Hi, im abi Danial, a black and white photography lover. Most of my photos are surreal, mood, long exposure, blur and hope you enjoy it ;D

Thank you 






Run





Shipwreck





Door to another world





Guitarist





The story of the blind men





Chair





Moving forward





Abandoned





Homesick





...





Kota Kinabalu City Mosque, Sabah Malaysia





Sunset





Lizard





...





...


----------



## Click (Jan 8, 2014)

Very nice B&W. I especially like the second one ...And welcome to CR


----------



## Eldar (Jan 8, 2014)

A very nice series. It´s apparent that you´ve done this a couple of times before  And I agree with Click about No.2, but I also liked the "Moving forward" too.
Welcom to CR and keep posting!


----------



## Marsu42 (Jan 8, 2014)

abi Danial said:


> Most of my photos are surreal, mood, long exposure, blur



These are very nice, and that's saying something from me because I usually don't like b&w as it's too often used to get a cheap "instant art" effect. How did you do the blur effects like on the chair picture?


----------



## abi Danial (Jan 9, 2014)

Marsu42 said:


> abi Danial said:
> 
> 
> > Most of my photos are surreal, mood, long exposure, blur
> ...



Thanks Marsu42, actually i love the effect from lensbaby double glass optic / sweet 35 but i don't have those lens. i use radial blur in photoshop to create similiar effect like lensbaby lens. ihmo, adding some blur to photo can added different mood to viewer 



Eldar said:


> A very nice series. It´s apparent that you´ve done this a couple of times before  And I agree with Click about No.2, but I also liked the "Moving forward" too.
> Welcom to CR and keep posting!



Thanks Eldar 



Click said:


> Very nice B&W. I especially like the second one ...And welcome to CR



Thanks Click


----------



## rpt (Jan 9, 2014)

Lovely pictures!
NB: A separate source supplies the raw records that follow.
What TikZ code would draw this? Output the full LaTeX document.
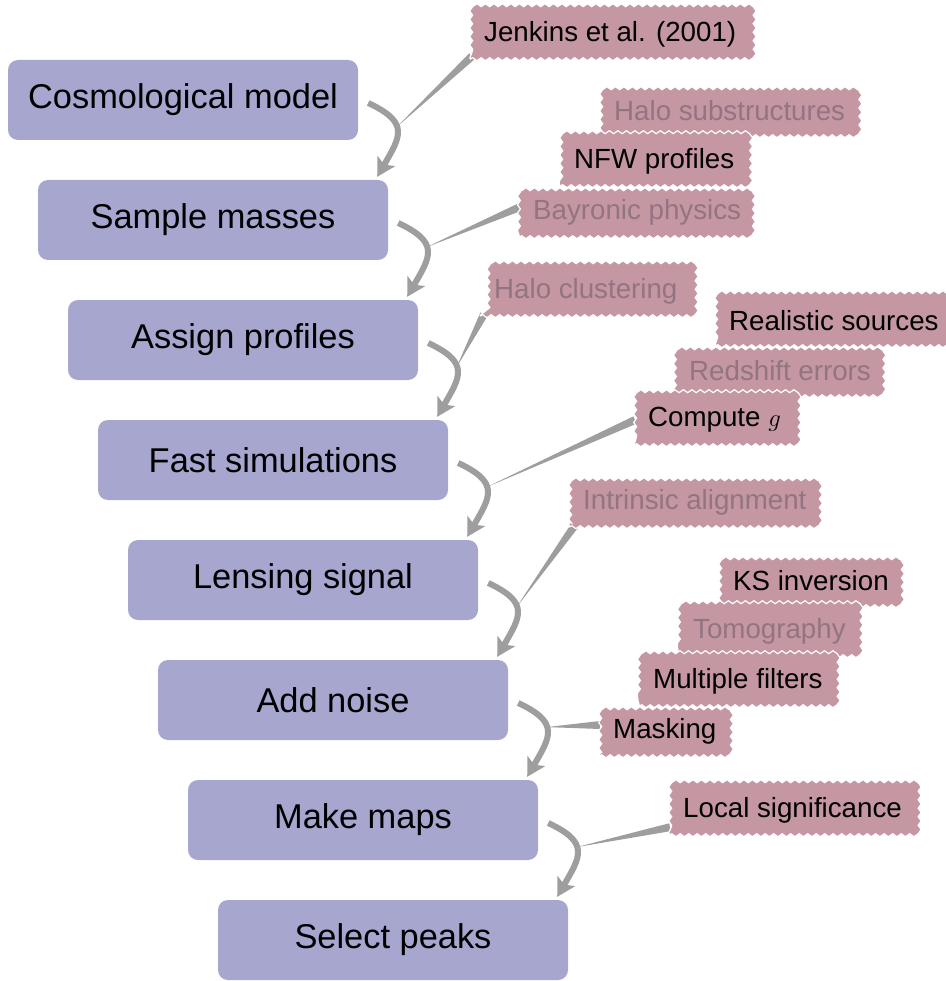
\documentclass[tikz,border=0pt]{standalone}
\usepackage{fontspec}
\setmainfont{Liberation Sans}
\usetikzlibrary{arrows.meta,calc,decorations.pathmorphing,backgrounds}
\definecolor{boxcol}{RGB}{166,166,207}
\definecolor{tagcol}{RGB}{196,151,163}
\definecolor{fadecol}{RGB}{147,116,129}
\definecolor{arrcol}{RGB}{158,158,158}
\begin{document}
\begin{tikzpicture}[x=1pt,y=1pt,
 stage/.style={fill=boxcol, rounded corners=10pt, minimum width=350pt, minimum height=80pt, inner sep=0pt, font=\fontsize{34.4}{40}\selectfont},
 tag/.style={minimum height=50pt, inner xsep=14pt, inner ysep=0pt, anchor=west, font=\fontsize{27.7}{32}\selectfont},
 faded/.style={tag, text=fadecol},
 tagbg/.style={fill=tagcol, draw=white, line width=1.2pt, decorate, decoration={snake, segment length=8.5pt, amplitude=1.5pt}},
 flow/.style={draw=arrcol, line width=6pt, -{Stealth[length=18pt,width=20pt,inset=4pt]}},
 wedge/.style={fill=arrcol}]
\useasboundingbox (0,0) rectangle (945,-981);
% stages
\node[stage] (b1) at (183,-100) {Cosmological model};
\node[stage] (b2) at (213,-220) {Sample masses};
\node[stage] (b3) at (243,-340) {Assign profiles};
\node[stage] (b4) at (273,-460) {Fast simulations};
\node[stage] (b5) at (303,-580) {Lensing signal};
\node[stage] (b6) at (333,-700) {Add noise};
\node[stage] (b7) at (363,-820) {Make maps};
\node[stage] (b8) at (393,-940) {Select peaks};
% flow arrows
\foreach \a/\b/\m in {b1/b2/m1,b2/b3/m2,b3/b4/m3,b4/b5/m4,b5/b6/m5,b6/b7/m6,b7/b8/m7}{
  \draw[flow] ($(\a.east)+(10,-3)$) to[out=-25,in=60,looseness=1.6] coordinate[pos=0.42] (\m) ($(\b.north east)+(-11,3)$);
}
% tags
\node[tag]   (t1)  at (470,-34)  {Jenkins et al. (2001)};
\node[faded] (t2)  at (600,-111) {Halo substructures};
\node[tag]   (t3)  at (560,-161) {NFW profiles};
\node[faded] (t4)  at (519,-212) {Bayronic physics};
\node[faded] (t5)  at (480,-291) {Halo clustering};
\node[tag]   (t6)  at (715,-321) {Realistic sources};
\node[faded] (t7)  at (675,-371) {Redshift errors};
\node[tag]   (t8)  at (634,-420) {Compute $g$};
\node[faded] (t9)  at (569,-502) {Intrinsic alignment};
\node[tag]   (t10) at (719,-581) {KS inversion};
\node[faded] (t11) at (679,-631) {Tomography};
\node[tag]   (t12) at (639,-681) {Multiple filters};
\node[tag]   (t13) at (599,-731) {Masking};
\node[tag]   (t14) at (669,-810) {Local significance};
% attach points
\coordinate (p1) at ($(t1.south west)+(2,3)$);
\coordinate (p2) at ($(t4.west)+(1,5)$);
\coordinate (p3) at ($(t5.south west)+(4,2)$);
\coordinate (p4) at ($(t8.west)+(1,0)$);
\coordinate (p5) at ($(t9.south west)+(6,2)$);
\coordinate (p6) at ($(t13.west)+(1,6)$);
\coordinate (p7) at ($(t14.south west)+(1,8)$);
\begin{pgfonlayer}{background}
\foreach \p/\m in {p1/m1,p2/m2,p3/m3,p4/m4,p5/m5,p6/m6,p7/m7}{
  \fill[wedge] ($(\p)!4pt!90:(\m)$) -- (\m) -- ($(\p)!4pt!-90:(\m)$) -- cycle;
}
\foreach \t in {t1,t2,t3,t4,t5,t6,t7,t8,t9,t10,t11,t12,t13,t14}{
  \path[tagbg] (\t.south west) -- (\t.south east) -- (\t.north east) -- (\t.north west) -- cycle;
}
\end{pgfonlayer}
\end{tikzpicture}
\end{document}
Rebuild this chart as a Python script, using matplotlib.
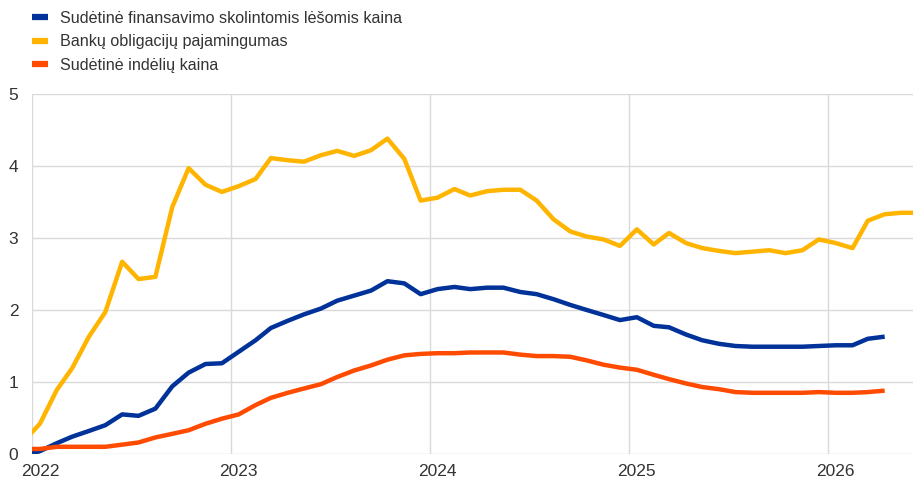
import matplotlib
matplotlib.use("Agg")
import matplotlib.pyplot as plt
import matplotlib.dates as mdates
import numpy as np
import pandas as pd

plt.rcParams['font.family'] = ['Liberation Sans', 'DejaVu Sans']

# monthly observations, Dec 2021 - Jun 2026 (plotted mid-month)
months = pd.date_range('2021-12-01', periods=55, freq='MS') + pd.Timedelta(days=14)

labels = ["Sudėtinė finansavimo skolintomis lėšomis kaina",
          "Bankų obligacijų pajamingumas",
          "Sudėtinė indėlių kaina"]

funding_cost = [-0.03,
                0.04, 0.15, 0.24, 0.32, 0.40, 0.55, 0.53, 0.63, 0.94, 1.13, 1.25, 1.26,
                1.42, 1.58, 1.75, 1.85, 1.94, 2.02, 2.13, 2.20, 2.27, 2.40, 2.37, 2.22,
                2.29, 2.32, 2.29, 2.31, 2.31, 2.25, 2.22, 2.15, 2.07, 2.00, 1.93, 1.86,
                1.90, 1.78, 1.76, 1.66, 1.58, 1.53, 1.50, 1.49, 1.49, 1.49, 1.49, 1.50,
                1.51, 1.51, 1.60, 1.63, np.nan, np.nan]

bond_yield = [0.17,
              0.42, 0.89, 1.19, 1.63, 1.97, 2.67, 2.43, 2.46, 3.43, 3.97, 3.74, 3.64,
              3.72, 3.82, 4.11, 4.08, 4.06, 4.15, 4.21, 4.14, 4.22, 4.38, 4.10, 3.52,
              3.56, 3.68, 3.59, 3.65, 3.67, 3.67, 3.52, 3.26, 3.09, 3.02, 2.98, 2.89,
              3.12, 2.91, 3.07, 2.93, 2.86, 2.82, 2.79, 2.81, 2.83, 2.79, 2.83, 2.98,
              2.93, 2.86, 3.24, 3.33, 3.35, 3.35]

deposit_cost = [0.07,
                0.07, 0.10, 0.10, 0.10, 0.10, 0.13, 0.16, 0.23, 0.28, 0.33, 0.42, 0.49,
                0.55, 0.68, 0.78, 0.85, 0.91, 0.97, 1.07, 1.16, 1.23, 1.31, 1.37, 1.39,
                1.40, 1.40, 1.41, 1.41, 1.41, 1.38, 1.36, 1.36, 1.35, 1.30, 1.24, 1.20,
                1.17, 1.10, 1.04, 0.98, 0.93, 0.90, 0.86, 0.85, 0.85, 0.85, 0.85, 0.86,
                0.85, 0.85, 0.86, 0.88, np.nan, np.nan]

colors = ['#003299', '#FFB400', '#FF4B00']

fig = plt.figure(figsize=(9.14, 4.79), dpi=100)
ax = fig.add_axes([32.3/914, 1-454/479, (913-32.3)/914, (454-94)/479])

for vals, c, lab in zip([funding_cost, bond_yield, deposit_cost], colors, labels):
    ax.plot(months, vals, color=c, lw=3.2, label=lab, solid_capstyle='butt')

ax.set_ylim(0, 5)
ax.set_xlim(pd.Timestamp('2022-01-01'), pd.Timestamp('2026-06-06'))
ax.set_yticks(range(0, 6))

ax.xaxis.set_major_locator(mdates.YearLocator())
ax.xaxis.set_major_formatter(plt.NullFormatter())
ax.xaxis.set_minor_locator(mdates.YearLocator(month=1, day=15))
ax.xaxis.set_minor_formatter(mdates.DateFormatter('%Y'))

ax.grid(True, which='major', color='#d9d9d9', lw=1)
ax.set_axisbelow(True)
for s in ax.spines.values():
    s.set_visible(False)
ax.tick_params(axis='both', which='both', length=0, labelsize=12.5, colors='#333333')
ax.tick_params(axis='y', pad=10)
ax.tick_params(axis='x', which='minor', pad=7)

leg = fig.legend(loc='upper left', bbox_to_anchor=(32/914, 1-11/479), frameon=False,
                 fontsize=11.6, handlelength=1.0, handletextpad=0.75,
                 labelspacing=0.52, borderpad=0, borderaxespad=0)
for h in leg.get_lines():
    h.set_linewidth(4.5)
for t in leg.get_texts():
    t.set_color('#333333')

fig.savefig('out.png', dpi=100)
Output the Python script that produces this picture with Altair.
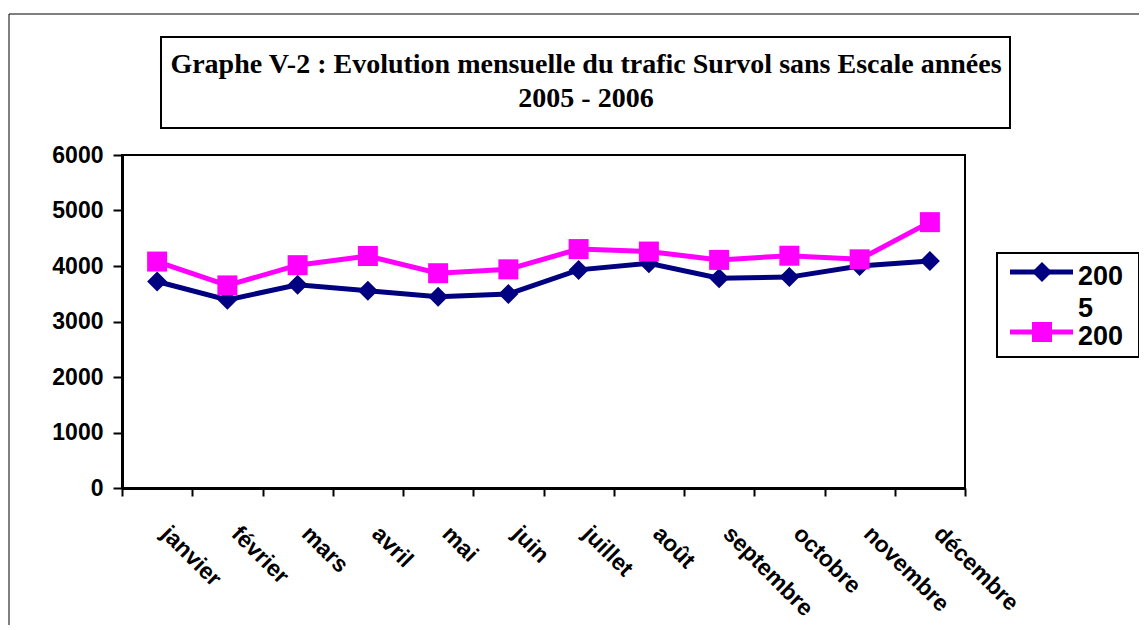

Yes the second one looks great as does the reflection in the water - the boy and the building. Btw, there is a dedicated B&W thread that you will love if you are into B&W.

Welcome to CR!


----------



## abi Danial (Jan 9, 2014)

rpt said:


> Lovely pictures! Yes the second one looks great as does the reflection in the water - the boy and the building. Btw, there is a dedicated B&W thread that you will love if you are into B&W.
> 
> Welcome to CR!



Thanks rpt


----------



## StudentOfLight (Jan 17, 2014)

I really enjoyed your landscape shots, but the picture that resonates the most with me personally is the one you titled "Homesick".


----------



## flowers (Jan 30, 2014)

I really liked the first one and the Door to another world, The story of the blind men and Abandoned! Very Creative


----------



## TexasBadger (Jan 30, 2014)

Nice work. You have mad skills!


----------



## jannatul18 (May 14, 2014)

Some beautiful stuff you have listed here. I just love to see black white photo shots.


----------



## canon_guy (Sep 25, 2014)

wow! so unusual, especially great job!


----------